Wednesday, August 16, 2006

Tired

Well, I was tired of sleeping alone and waking up alone, as it had been quite a while since I had done anything except that. I did not want to go back to Giuseppe, because that would be admitting weakness and starting something up that is best left behind. Sleeping with him at this point would be a mistake.

So I went out and picked a guy up. Young, cute, quite funny when I was drunk, and I brought him back here and I fucked him (mind you, I have only topped twice, I am usually a bottom).

He is lying in my bed now. Sprawled out across it, actually. I think his name is Gianluigi. Something like that, anyway. I should be attempting to sleep right now, considering that I have work tomorrow. But I am here, sitting at my computer, reading blogs and drinking a glass of wine.

I think I have somehow managed to defeat the purpose of bringing home a guy to sleep with. I fucked him, and then was quite unable to fall asleep with him in the same bed as me. The only man that I have ever been comfortable sleeping in the same bed with was Giuseppe. Gianluigi just smells different, feels different, and it was that that kept me awake. Eventually I gave up and got out of bed.

Part of me feels a bit of disappointment that I could not get the same kind of enjoyment from a one-night stand as I could from the almost-relationship that I had. But that is probably commone sense.

I cannot wait to find out whether I have the job or not. Then I can try to sort out my love life and decide whether to try again with Giuseppe or forget about him and move on to the United States and try my luck there.

Somehow, I am not optimistic either way.

7 Comments:

At 11:27 PM, Blogger john said...

I hope you get the job!!

 
At 8:04 AM, Anonymous graham said...

I'm keeping my fingers crossed for you to get the job, I think it would be great for you :-)

 
At 4:08 PM, Blogger The Brian said...

I was never able to sleep with tricks myself. It wasn't until my partner or long-term relationships in the past that I was able to completely relax.
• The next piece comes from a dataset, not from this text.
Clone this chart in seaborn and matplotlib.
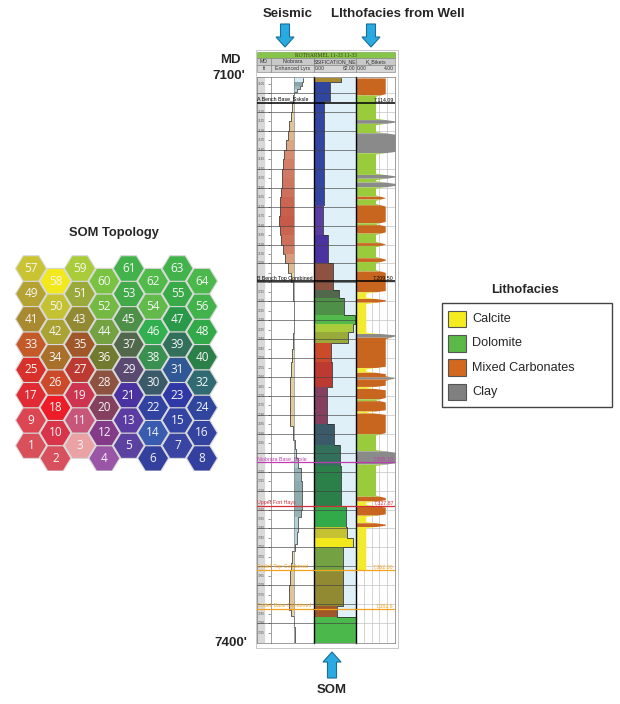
import numpy as np
import matplotlib
matplotlib.use("Agg")
import matplotlib.pyplot as plt
import matplotlib.transforms as mtransforms
from matplotlib.patches import Rectangle, FancyArrow
from matplotlib.colors import LinearSegmentedColormap
import seaborn as sns

# SOM topology: 8 x 8 neurons, numbered 1..64 from bottom-left
som_ids = list(range(1, 65))
som_colors = [
    "#d9505a", "#d8505e", "#eba2a4", "#9a55a6", "#5c42a0", "#34409e", "#3a44a2", "#33409f",
    "#dc4652", "#d8344a", "#c8567a", "#843a88", "#5a3ca2", "#3a5cb0", "#3444a2", "#3442a0",
    "#e02a34", "#ec1c28", "#cc3450", "#84405e", "#4a32a0", "#3242a0", "#3038a6", "#30469e",
    "#d8302a", "#cc4a2a", "#bc3a32", "#8e5240", "#5a4a72", "#3a5a6a", "#305894", "#306a72",
    "#c45a28", "#a8702a", "#a0582a", "#727a30", "#52684c", "#3a9050", "#32705c", "#2a8048",
    "#aa8a30", "#aaa232", "#928a32", "#74a242", "#4e9048", "#32b050", "#2a9a4a", "#32aa4a",
    "#b4a232", "#c4c232", "#9aaa3a", "#74ba42", "#42aa48", "#62ba4a", "#3aaa48", "#42b24a",
    "#cac432", "#f2e81c", "#aacc3a", "#7ac242", "#42b24a", "#52ba4a", "#42b24a", "#4ab84a",
]

# SOM classification log (interval tops in ft MD, winning neuron)
som_top = [7102, 7104, 7114, 7169, 7185, 7200, 7214, 7218, 7227, 7232, 7236, 7242,
           7252, 7265, 7285, 7296, 7307, 7328, 7339, 7345, 7350, 7363, 7381, 7387]
som_class = [41, 24, 15, 13, 21, 28, 37, 45, 62, 59, 51, 26,
             27, 20, 30, 39, 40, 48, 50, 58, 44, 43, 35, 64]
som_base = 7400.5

# seismic attribute trace (Niobrara Enhanced Lyrs)
seis_depth = [7102, 7104, 7106, 7108, 7109.5, 7111, 7115, 7120, 7125, 7130, 7135, 7140,
              7145, 7150, 7155, 7160, 7165, 7170, 7175, 7180, 7185, 7190, 7195, 7200,
              7205, 7210, 7220, 7230, 7237, 7245, 7252, 7260, 7270, 7280, 7286, 7293,
              7298, 7303, 7308, 7315, 7322, 7330, 7334, 7342, 7348, 7352, 7358, 7362,
              7370, 7378, 7383, 7386, 7392, 7398, 7400.5]
seis_amp = [9, 8, 6, 3, 0, -1.5, -2, -3.5, -5, -6.5, -8, -10.5,
            -11.5, -12, -12.5, -13, -14, -14.5, -15, -14, -13, -11.5, -9, -6,
            -3, -1.5, -0.5, -0.5, -1.5, -2.5, -3, -4, -4.5, -4, -1.5, 0.5,
            2, 4, 6.5, 7.5, 7.5, 6.5, 3.5, 3, 1, -2, -3, -4.5,
            -5, -5, -3, 0, 0.5, 1, 1]

# lithofacies from well: 1 calcite, 2 dolomite, 3 mixed carbonates, 4 clay
lith_names = ["Calcite", "Dolomite", "Mixed Carbonates", "Clay"]
lith_legend_colors = ["#f4ec1e", "#5cb848", "#d2691e", "#808080"]
lith_track_colors = ["#f2ea2e", "#9acb3c", "#c8661f", "#8a8a8a"]
lith_top = [7102, 7111, 7124, 7126, 7131, 7141.5, 7153, 7155, 7157, 7159.5, 7164.5, 7166,
            7169, 7178.5, 7179.5, 7184, 7189, 7190.5, 7197, 7199, 7204, 7215, 7218.5,
            7220.5, 7237, 7239, 7255, 7257.5, 7260, 7261, 7265, 7266, 7271.5, 7272.5,
            7278, 7279, 7290, 7299, 7306, 7323, 7325.5, 7328, 7333, 7337, 7339]
lith_code = [3, 2, 4, 2, 4, 2, 4, 2, 4, 2, 3, 2,
             3, 2, 3, 2, 3, 2, 3, 2, 3, 1, 3,
             1, 4, 3, 1, 3, 4, 3, 1, 3, 2, 3,
             1, 3, 2, 4, 2, 3, 1, 3, 1, 3, 1]
lith_base = 7362

# formation tops
tops_name = ["A Bench Base_Ssksle", "B Bench Top Combined", "Niobrara Base_Sksle",
             "Upper Fort Hays", "Codell Top Combined", "Codell Base Combined"]
tops_depth = [7115, 7209.5, 7305, 7328, 7362, 7382.5]
tops_value = ["7,114.09", "7,209.50", "7,305.10", "7,327.87", "7,362.00", "7,382.6"]
tops_color = ["black", "black", "#c23ab0", "#d62f3c", "#f7a21b", "#f7a21b"]

sns.set_theme(style="white")
plt.rcParams["font.family"] = ["Liberation Sans", "DejaVu Sans"]

W, H = 620, 704
fig = plt.figure(figsize=(W / 100, H / 100), dpi=100)


def box(x0, y0, x1, y1):
    return [x0 / W, 1 - y1 / H, (x1 - x0) / W, (y1 - y0) / H]


ov = fig.add_axes([0, 0, 1, 1])
ov.set_xlim(0, W)
ov.set_ylim(H, 0)
ov.axis("off")

# ---- SOM topology hex map ----
hx = fig.add_axes(box(11.5, 250.8, 221.5, 470.9))
hx.set_xlim(-0.8, 7.8)
hx.set_ylim(-1.0, 7.7)
hx.axis("off")
ang = np.deg2rad(np.arange(0, 360, 60))
for n, col in zip(som_ids, som_colors):
    r, c = divmod(n - 1, 8)
    cx, cy = c, r - 0.5 * (c % 2)
    hx.fill(cx + 0.634 * np.cos(ang), cy + 0.584 * np.sin(ang), fc=col, ec="#d8d8d8", lw=0.8)
    hx.text(cx, cy, str(n), ha="center", va="center", color="#f6f6f6",
            fontsize=8.5, family=["Open Sans", "DejaVu Sans"])
ov.text(114, 233, "SOM Topology", ha="center", va="center", fontsize=9.3, fontweight="bold")

# ---- well log tracks ----
D0, D1 = 7101.5, 7400.5
y0, y1 = 77, 643
ax_md = fig.add_axes(box(257, y0, 271, y1))
ax_sei = fig.add_axes(box(271, y0, 314, y1))
ax_som = fig.add_axes(box(314, y0, 356, y1))
ax_lit = fig.add_axes(box(356, y0, 395, y1))
tracks = [ax_md, ax_sei, ax_som, ax_lit]

# depth track (labels that would sit under a formation-top label are left out)
ax_md.set_xlim(0, 1)
ax_md.axvspan(0, 0.5, color="#d9d9d9", zorder=0)
for d in range(7105, 7400, 5):
    ax_md.plot([0.82, 1], [d, d], color="#555555", lw=0.4)
    if min(abs(d - t + 2) for t in tops_depth) < 3.5:
        continue
    ax_md.text(0.08, d, str(d), fontsize=2.3, color="#555555", va="center")

# seismic trace
neg_cmap = LinearSegmentedColormap.from_list("neg", ["#eeecca", "#e2d0a0", "#dcac86", "#d4826a", "#c65a48"])
pos_cmap = LinearSegmentedColormap.from_list("pos", ["#d4ecf4", "#aecdd2", "#88a6a8"])


def seis_color(a):
    if a < 0:
        return neg_cmap(min(-a / 15, 1))
    return pos_cmap(min(a / 8, 1))


for i in range(len(seis_depth) - 1):
    ax_sei.fill_betweenx([seis_depth[i], seis_depth[i + 1]], 0, seis_amp[i],
                         color=seis_color(seis_amp[i]), lw=0)
sns.lineplot(x=seis_amp, y=seis_depth, orient="y", estimator=None, sort=False,
             drawstyle="steps-pre", color="#4a4a4a", lw=0.6, ax=ax_sei)
ax_sei.axvline(0, color="#8a8a8a", lw=0.5)
ax_sei.set_xlim(-23, 20)

# SOM classification
ax_som.set_facecolor("#dff0f8")
tops = np.array(som_top, dtype=float)
bots = np.append(tops[1:], som_base)
ax_som.barh((tops + bots) / 2, som_class, height=bots - tops, left=0,
            color=[som_colors[k - 1] for k in som_class], lw=0)
ax_som.plot(np.append(som_class, som_class[-1]), np.append(tops, som_base),
            drawstyle="steps-pre", color="#333333", lw=0.6)
ax_som.set_xlim(0, 63)

# lithofacies
ax_lit.set_xlim(0, 4)
lt = np.array(lith_top, dtype=float)
lb = np.append(lt[1:], lith_base)
pts_d, pts_x = [], []
for t, b, c in zip(lt, lb, lith_code):
    r = min(0.7, (b - t) / 2)
    pts_d += [t + r, b - r]
    pts_x += [c, c]
dd = np.arange(lt[0], lith_base + 0.01, 0.05)
xc = np.interp(dd, pts_d, pts_x)
for t, b, c in zip(lt, lb, lith_code):
    m = (dd >= t) & (dd <= b)
    ax_lit.fill_betweenx(dd[m], 0, xc[m], color=lith_track_colors[c - 1], lw=0, zorder=2)
for v in np.arange(0.8, 4, 0.8):
    ax_lit.axvline(v, color="#c4c4c4", lw=0.5, zorder=0.5)

# grid and frames
for d in range(7110, 7400, 10):
    for a in (ax_md, ax_sei, ax_som):
        a.axhline(d, color="#404040", lw=0.45, zorder=3)
    ax_lit.axhline(d, color="#c4c4c4", lw=0.5, zorder=0.5)

for a in tracks:
    a.set_ylim(D1, D0)
    a.set_xticks([])
    a.set_yticks([])
    a.set_xlabel("")
    a.set_ylabel("")
    for s in a.spines.values():
        s.set_visible(True)
        s.set_color("#777777")
        s.set_linewidth(0.5)
for a in (ax_som, ax_lit):
    a.spines["left"].set_color("black")
    a.spines["left"].set_linewidth(1.0)

# formation tops (labels on a transparent top layer so no track hides them)
top_layer = fig.add_axes([0, 0, 1, 1], zorder=10)
top_layer.axis("off")
lab_tf = mtransforms.blended_transform_factory(ax_md.transAxes, ax_md.transData)
for name, d, val, col in zip(tops_name, tops_depth, tops_value, tops_color):
    for a in tracks:
        a.axhline(d, color=col, lw=1.1 if col == "black" else 0.9, zorder=4)
    top_layer.text(0.02, d - 0.4, name, transform=lab_tf, color=col,
                   fontsize=3.8, va="bottom", clip_on=False)
    ax_lit.text(0.97, d - 0.4, val, transform=ax_lit.get_yaxis_transform(), color=col,
                fontsize=3.8, va="bottom", ha="right", zorder=5)

# log header
ov.add_patch(Rectangle((257, 52), 138, 6, fc="#86c44a", ec="#6a9a3a", lw=0.4))
ov.text(326, 55.2, "ROTHARMEL 11-33 11-33", ha="center", va="center", fontsize=4,
        color="#3a3a10", family=["Liberation Serif", "DejaVu Serif"])
cells = [(257, 271), (271, 314), (314, 356), (356, 395)]
row1 = ["MD", "Niobrara", "SSIFICATION_NE", "K_Bikets"]
for (xa, xb), lab in zip(cells, row1):
    ov.add_patch(Rectangle((xa, 58), xb - xa, 7, fc="#c9c9c9", ec="#7a7a7a", lw=0.4))
    ov.add_patch(Rectangle((xa, 65), xb - xa, 7, fc="#d6d6d6", ec="#7a7a7a", lw=0.4))
    ov.text((xa + xb) / 2, 61.6, lab, ha="center", va="center", fontsize=3.8, color="#333333")
ov.text(264, 68.6, "ft", ha="center", va="center", fontsize=3.8, color="#333333")
ov.text(292.5, 68.6, "Enhanced Lyrs", ha="center", va="center", fontsize=3.8, color="#333333")
for (xa, xb), hi in zip(cells[2:], ["62.00", "4.00"]):
    ov.text(xa + 1, 68.6, "0.00", ha="left", va="center", fontsize=3.6, color="#333333")
    ov.text(xb - 1, 68.6, hi, ha="right", va="center", fontsize=3.6, color="#333333")
ov.add_patch(Rectangle((255.5, 50), 142, 598, fill=False, ec="#c0c0c0", lw=0.6))

# annotations
arrow_kw = dict(width=9, head_width=18, head_length=10, length_includes_head=True,
                fc="#29abe2", ec="#1b6d99", lw=0.8)
ov.add_patch(FancyArrow(285, 24, 0, 23, **arrow_kw))
ov.add_patch(FancyArrow(371, 24, 0, 23, **arrow_kw))
ov.add_patch(FancyArrow(332, 678, 0, -26, **arrow_kw))
ov.text(263, 14, "Seismic", ha="left", va="center", fontsize=9.5, fontweight="bold")
ov.text(331, 14, "LIthofacies from Well", ha="left", va="center", fontsize=9.5, fontweight="bold")
ov.text(332, 690, "SOM", ha="center", va="center", fontsize=9.5, fontweight="bold")
ov.text(230, 60, "MD", ha="center", va="center", fontsize=9.5, fontweight="bold")
ov.text(229, 76, "7100'", ha="center", va="center", fontsize=9.5, fontweight="bold")
ov.text(231, 643, "7400'", ha="center", va="center", fontsize=9.5, fontweight="bold")

# legend
ov.text(525, 290, "Lithofacies", ha="center", va="center", fontsize=9.3, fontweight="bold")
ov.add_patch(Rectangle((442, 303), 170, 104, fill=False, ec="#444444", lw=1.0))
for i, (name, col) in enumerate(zip(lith_names, lith_legend_colors)):
    yc = 319 + i * 24.3
    ov.add_patch(Rectangle((448, yc - 8.3), 18, 16.6, fc=col, ec="#555555", lw=0.8))
    ov.text(472, yc, name, ha="left", va="center", fontsize=9.1)

fig.savefig("out.png", dpi=100)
Oh and when you get a chance I had a question about a certain hot priest calendar on my blog and you're my Italian correspondent. : )

Ciao baby.

 
At 4:55 PM, Blogger Earl said...

Some men are like a drug. You get hooked on their scent...touch...voice. Sounds like you're trying to get a fix of the old flame but these new boys aren't enough.

 
At 6:55 PM, Blogger dan said...

yup, common sense. I'm the same with anyone the first time, only when a relationship/friendship is there can I truly relax for real in bed. hope you catch up and get some rest though, and I hear you about difficult being optimistico for either option. one would be new job, no bf -- the other possible bf but no new job. but at this point I think it's more than just new job, you want to get away from family. SO the hard choice is if you stay will the family be confronted or not. I know part of my parents not knowing is why I like trying to travel away to other countries to work, so I don't have to listen to them about getting married. truth is they'd probably much more prefer I lived near sharing my life with them, than in the closet far away. BUT then again, I think I'd be a willing world traveler even if I weren't all closeted anyway.. he he
get some rest this week! later.

 
At 11:04 PM, Blogger J. said...

::crosses fingers::
need a new buddy in philly! lol

 
At 8:23 PM, Blogger Gumby said...

Spero che stai bene. Non scrivi "al blog" per troppi giorni!